The deaf children that Gleitman and her collaborators observed were, as she describes, “free of inputs” related to language and therefore ideal targets for an investigation into how language develops.
During her address, Gleitman showed black-and-white video clips of young American deaf children from 40 years ago as they interacted with their hearing parents and the experimenters. She described elements of the interactions that showed children’s use of sentences with subjects and predicates, thus providing evidence of that grammatical structure that many theorists view as a core principle of language.
Some video clips showed scenes of interactions between deaf children in Nicaragua at a school attempting to teach them Spanish. The children, who were the focus of Senghas’s studies, often conducted in collaboration with APS William James
Fellow Elissa Newport and linguist Ted Supalla (both of Georgetown University), had no exposure to language prior to enrolling in the school established by the Nicaraguan government during the 1970s. The school therefore served as an ideal environment to study language emergence; it was there that the children spontaneously created Nicaraguan Sign Language (NSL) and used it with other deaf children who subsequently entered the school.

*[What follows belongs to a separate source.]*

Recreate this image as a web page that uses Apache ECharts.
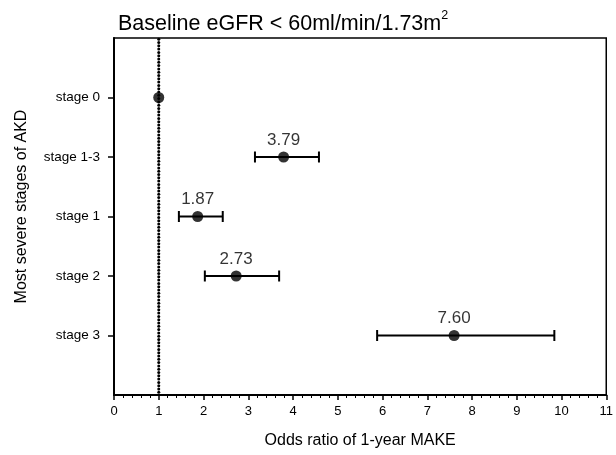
<!DOCTYPE html>
<html><head><meta charset="utf-8">
<script src="https://cdn.jsdelivr.net/npm/echarts@6/dist/echarts.min.js"></script>
<style>html,body{margin:0;padding:0;background:#fff}#c{width:616px;height:455px}</style>
</head><body><div id="c"></div>
<script>
const categories = ['stage 0', 'stage 1-3', 'stage 1', 'stage 2', 'stage 3'];
const oddsRatio = [1.00, 3.79, 1.87, 2.73, 7.60];
const ciLower = [null, 3.15, 1.45, 2.03, 5.88];
const ciUpper = [null, 4.58, 2.43, 3.69, 9.84];
const pointLabels = ['', '3.79', '1.87', '2.73', '7.60'];
const xTicks = [0,1,2,3,4,5,6,7,8,9,10,11];
const referenceOR = [1];

const FONT = 'Liberation Sans, Arial, Helvetica, sans-serif';
const chart = echarts.init(document.getElementById('c'), null, {renderer: 'canvas'});

const pointData = oddsRatio.map((v, i) => [v, i, pointLabels[i]]);
const ciData = ciLower.map((l, i) => [l, ciUpper[i], i]).filter(d => d[0] != null);

chart.setOption({
  animation: false,
  backgroundColor: '#fff',
  title: {
    text: '{a|Baseline eGFR < 60ml/min/1.73m}{s|2}',
    left: 113, top: 4,
    textStyle: {
      rich: {
        a: {fontFamily: FONT, fontSize: 21.5, fontWeight: 'normal', color: '#000', verticalAlign: 'bottom', lineHeight: 26},
        s: {fontFamily: FONT, fontSize: 12.5, fontWeight: 'normal', color: '#000', verticalAlign: 'top', lineHeight: 24}
      }
    }
  },
  grid: {left: 114, right: 6, top: 38, bottom: 60, show: true, borderColor: '#000', borderWidth: 1.5, backgroundColor: 'transparent'},
  xAxis: {
    type: 'value', min: xTicks[0], max: xTicks[xTicks.length - 1], interval: 1,
    name: 'Odds ratio of 1-year MAKE', nameLocation: 'middle', nameGap: 38,
    nameTextStyle: {fontFamily: FONT, fontSize: 16, color: '#000'},
    axisLine: {show: true, onZero: false, lineStyle: {color: '#000', width: 2}},
    axisTick: {show: true, inside: false, length: 5, lineStyle: {color: '#000', width: 1.5}},
    minorTick: {show: true, splitNumber: 5, length: 3, lineStyle: {color: '#000', width: 1}},
    axisLabel: {fontFamily: FONT, fontSize: 13, color: '#000', margin: 10},
    splitLine: {show: false}
  },
  yAxis: {
    type: 'value', min: -1, max: 5, interval: 1, inverse: true,
    name: 'Most severe stages of AKD', nameLocation: 'middle', nameGap: 84, nameRotate: 90,
    nameTextStyle: {fontFamily: FONT, fontSize: 16, color: '#000', padding: [0, 0, 0, 20]},
    axisLine: {show: true, onZero: false, lineStyle: {color: '#000', width: 2}},
    axisTick: {show: true, inside: false, length: 6, lineStyle: {color: '#000', width: 1.5}, customValues: [0,1,2,3,4]},
    axisLabel: {fontFamily: FONT, fontSize: 13.5, color: '#000', margin: 14, customValues: [0,1,2,3,4],
      formatter: v => categories[v] || ''},
    splitLine: {show: false}
  },
  series: [
    {
      type: 'custom',
      data: referenceOR.map(v => [v]),
      renderItem: function (params, api) {
        const a = api.coord([api.value(0), -1]);
        const b = api.coord([api.value(0), 5]);
        const step = 3.3;
        const n = Math.floor((b[1] - a[1] - 1) / step);
        const dots = [];
        for (let k = 0; k <= n; k++) {
          dots.push({type: 'circle', shape: {cx: a[0], cy: a[1] + 1.2 + k * step, r: 1.5},
            style: {fill: '#000'}});
        }
        return {type: 'group', children: dots};
      },
      silent: true,
      z: 2
    },
    {
      type: 'custom',
      data: ciData,
      renderItem: function (params, api) {
        const y = api.value(2);
        const p1 = api.coord([api.value(0), y]);
        const p2 = api.coord([api.value(1), y]);
        const h = 5.5;
        const st = {stroke: '#000', lineWidth: 2};
        return {type: 'group', children: [
          {type: 'line', shape: {x1: p1[0], y1: p1[1], x2: p2[0], y2: p2[1]}, style: st},
          {type: 'line', shape: {x1: p1[0], y1: p1[1] - h, x2: p1[0], y2: p1[1] + h}, style: st},
          {type: 'line', shape: {x1: p2[0], y1: p2[1] - h, x2: p2[0], y2: p2[1] + h}, style: st}
        ]};
      },
      z: 3
    },
    {
      type: 'scatter',
      data: pointData,
      symbol: 'circle', symbolSize: 11,
      itemStyle: {color: '#000'},
      label: {show: true, position: 'top', distance: 3, formatter: p => p.data[2],
        fontFamily: FONT, fontSize: 17, color: '#000'},
      z: 4
    }
  ]
});
</script></body></html>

The dynamics between students provided researchers an opportunity to explore to what extent language is innate and how external inputs foster language learning. According to Gleitman, the American and Nicaraguan deaf children provide support for the view that humans have an innate capacity to express language, which they either learn at an early age from parents or which they create when such parental or environmental input is unavailable.
In longitudinal studies of the American deaf children, who ranged from 1 to 5 years old, Feldman, Goldin-Meadow, and Gleitman directed attention to the communicative gestures that the children used to describe the structure and content of what they were expressing. Gleitman said findings from this research showed that the children were able to create language governed by grammatical rules. In fact, she said, their sign language use resembled that of similarly aged children gradually mastering language in a traditional linguistic setting. For example,
Gleitman noted that many of the American deaf children omitted the subject or another word from their sentences, serving as a parallel to a phenomenon found in young children learning spoken language.
“The children are programmed in some way to desire a language,” she said.
Gleitman also presented video clips showing interactions between older and newer students from the Nicaraguan school to show how language continues to grow over time and how its users develop a consensus about how it should be used. The evolution of NSL provides an example, Gleitman argued, of the natural quality of language and its rapid development within a relatively short time period.
“We are not talking about eons here, for language to evolve,” she concluded, “but only 30 or 40 years — a nanosecond in evolutionary time.”